The quadrennial and biennial swearing-in ceremonies, where men and women place their hands on a Bible, or a stack of them in President Trump’s case, and swear allegiance to the constitutions of their nation or states, are always inspiring theater, if you can overlook the sanctimony. It’s getting harder.
Repeating an oath to abide by constitutions, even when it may not be in your political interest, is a way of reassuring people that you will be true to the human values enshrined there. Hearing the oaths soar over the national mall or across a courtroom makes us all feel warm and patriotic, even if we know they are not going to do it and that down deep there are times when each of us wishes certain parts of our constitutions would go away.
Hundreds of federal officials, from the president and his Cabinet and scores of underlings to members of Congress, swore absolute fealty to the Constitution while contemplating how they were going to get around enforcing it when the president himself scoffs at provisions he loathes, like the emoluments clause and First and Fourteenth Amendment protections of the press, minorities, dissidents and the shunned.
A day after his inauguration, Trump promised to make the media pay a dear price for putting him a bad light, recalling his campaign threats to impose criminal and civil sanctions on pesky reporters, editors and owners. The courts, federal and state, said many years ago the government couldn’t do that because it violated the First Amendment.
Even the arch-conservative Arkansas Supreme Court declared it constitutionally offensive in 1975 when a state criminal libel law dating back to 1838 was used to jail a Republican newspaper editor at Cave City, twice a candidate for governor, for printing a scandalously reckless rag called the Sharp Citizen. The old law made it a crime to defame a dead person or expose a live one to ridicule. The Supreme Court, which tossed the old law, said you might sue the editor for his crazy articles if he had a collectable dollar, but you couldn’t shut him down or jail him. See Weston v. Arkansas or Joseph Harry Weston in the Encyclopedia of Arkansas History and Culture. Good reading.
Next month, or before, the president will nominate a justice of the Supreme Court to fill a year-long vacancy created by the Senate’s refusal to do its constitutional duty to act on the nomination of a justice. Trump says his nominee will be someone in the image of the now sainted Antonin Scalia who will vote to reverse all the terrible precedents where the Supreme Court read the Constitution’s speech, assembly, equal-protection, due-process and commerce clauses literally to extend the rights named there to women, African-Americans, gays, the disabled and to a black president’s health-care law, rather than try to filter the words through the minds of the wealthy dead white men who had put them on paper. They obviously had not meant that blacks could speak, assemble, own guns or move around freely, because elsewhere the document recognized that they were only 60 percent human and were not entitled to freedom. Women, gays and the disabled were not quantified specifically, but the men of the 18th and 19th centuries did not mean to apply equal protection of laws, including marriage, to them.

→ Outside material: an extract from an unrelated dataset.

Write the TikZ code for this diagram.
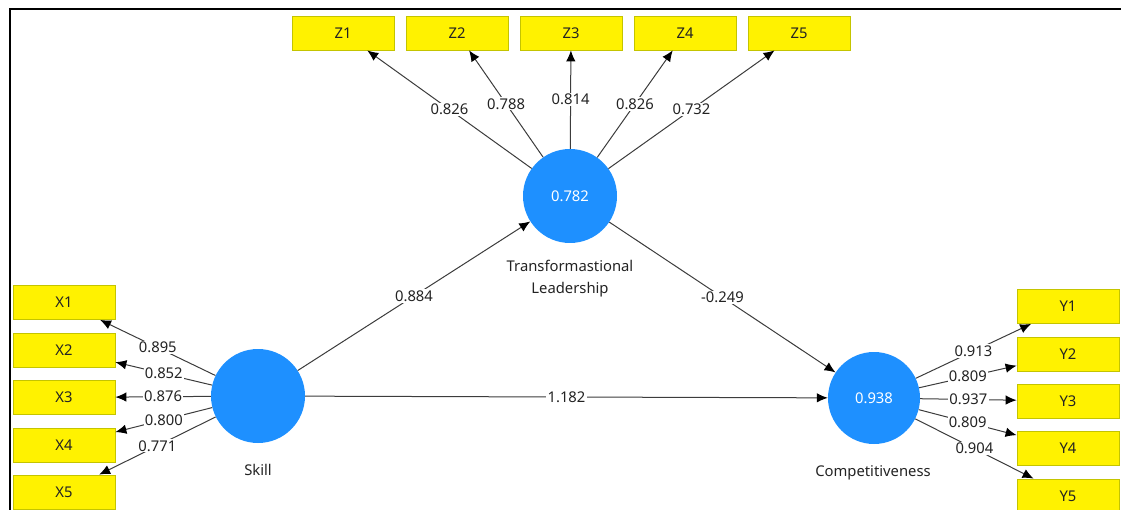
\documentclass[tikz,border=0pt]{standalone}
\usepackage{fontspec}
\setmainfont{Noto Sans}
\usetikzlibrary{arrows.meta}
\definecolor{plsblue}{RGB}{30,144,255}
\definecolor{boxborder}{RGB}{196,196,0}
\definecolor{linegray}{RGB}{60,60,60}
\definecolor{txt}{RGB}{35,35,35}
\begin{document}
\begin{tikzpicture}[x=1pt,y=-1pt,
  ind/.style={draw=boxborder, fill=yellow, line width=0.8pt, minimum width=102pt, minimum height=34pt, inner sep=0pt, text=txt, font=\fontsize{14.8}{17}\selectfont},
  lat/.style={circle, fill=plsblue, minimum size=94pt, inner sep=0pt, text=white, font=\fontsize{14.8}{17}\selectfont},
  arr/.style={draw=linegray, line width=1pt, -{Latex[length=11pt,width=9.5pt,color=black]}},
  val/.style={fill=white, inner sep=1.2pt, text=txt, font=\fontsize{14.8}{17}\selectfont},
  latcaption/.style={text=txt, align=center, font=\fontsize{14.8}{22}\selectfont}
]
\useasboundingbox (0,0) rectangle (1121,510);
\clip (0,0) rectangle (1121,510);
\draw[line width=1.8pt] (10,512) -- (10,9) -- (1123,9);

% latent variables
\node[lat] (S) at (258,396) {};
\node[lat] (T) at (570,196) {0.782};
\node[lat, minimum size=92pt] (C) at (874,398) {0.938};
\node[latcaption] (SL) at (258,470) {Skill};
\node[latcaption] (TLl) at (570,279) {Transformastional\\Leadership};
\node[latcaption] (CL) at (873,473) {Competitiveness};

% indicators
\node[ind] (Z1) at (343,33) {Z1};
\node[ind] (Z2) at (457,33) {Z2};
\node[ind] (Z3) at (571,33) {Z3};
\node[ind] (Z4) at (685,33) {Z4};
\node[ind] (Z5) at (799,33) {Z5};

\node[ind] (X1) at (64,302.5) {X1};
\node[ind] (X2) at (64,350) {X2};
\node[ind] (X3) at (64,397.5) {X3};
\node[ind] (X4) at (64,445) {X4};
\node[ind] (X5) at (64,492) {X5};

\node[ind] (Y1) at (1068,306.5) {Y1};
\node[ind] (Y2) at (1068,354) {Y2};
\node[ind] (Y3) at (1068,401) {Y3};
\node[ind] (Y4) at (1068,448.5) {Y4};
\node[ind] (Y5) at (1068,496) {Y5};

% outer loadings
\draw[arr] (T) -- (Z1) node[val,midway] {0.826};
\draw[arr] (T) -- (Z2) node[val,midway] {0.788};
\draw[arr] (T) -- (Z3) node[val,midway] {0.814};
\draw[arr] (T) -- (Z4) node[val,midway] {0.826};
\draw[arr] (T) -- (Z5) node[val,midway] {0.732};

\draw[arr] (S) -- (X1) node[val,midway] {0.895};
\draw[arr] (S) -- (X2) node[val,midway] {0.852};
\draw[arr] (S) -- (X3) node[val,midway] {0.876};
\draw[arr] (S) -- (X4) node[val,midway] {0.800};
\draw[arr] (S) -- (X5) node[val,midway] {0.771};

\draw[arr] (C) -- (Y1) node[val,midway] {0.913};
\draw[arr] (C) -- (Y2) node[val,midway] {0.809};
\draw[arr] (C) -- (Y3) node[val,midway] {0.937};
\draw[arr] (C) -- (Y4) node[val,midway] {0.809};
\draw[arr] (C) -- (Y5) node[val,midway] {0.904};

% structural paths
\draw[arr] (S) -- (T) node[val,midway] {0.884};
\draw[arr] (T) -- (C) node[val,midway] {-0.249};
\draw[arr] (S) -- (C) node[val,midway] {1.182};
\end{tikzpicture}
\end{document}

Back in Little Rock, new appellate judges were sworn in with some fine speechmaking about their solemn reverence for the constitutions. One new justice, Shawn Womack, a former Republican state senator, announced he was going to read the constitutions through Scalia’s originalist lens.
Two hundred yards away, the Arkansas Legislature, only days fresh from constitutional oaths, is getting ready to give him some instant business. It will pass and Governor Hutchinson will sign laws on abortion, voting, discrimination and who knows what else that plainly run afoul of constitutional precedents established, often unanimously, by state and federal appellate courts. They hope that a new Supreme Court will take the words of the state and federal constitutions not so literally and allow the government leeway in regulating how much a woman can control her body, the legal voters who can be barred from the voting booth and who can escape discrimination in the marketplace and government programs.
A reprise of the legislature’s photo-ID voting requirement, which the state Supreme Court struck down in 2014 without a dissent, may sail through again with heavy Republican votes. Nominally, it was aimed at nonexistent voter impersonations but actually at widespread voting by blacks and the elderly, who are less likely to have government photo IDs. The bill’s author said this one would be constitutional because two-thirds of both houses would vote for it.
But the failure to get two-thirds in 2013 was not the court’s grounds for striking down the law, only the excuse of three justices for not even considering the restrictions because the law was phony. The state Constitution enumerates the requirements for voting and says twice that the legislature cannot add new ones. The court has struck down voting restrictions many times, starting when the government stopped an unrepentant Confederate veteran from voting.
The author of the bill, however, may be on to something. We may discover that troublesome sentences do not necessarily mean what they say if they are in a constitution.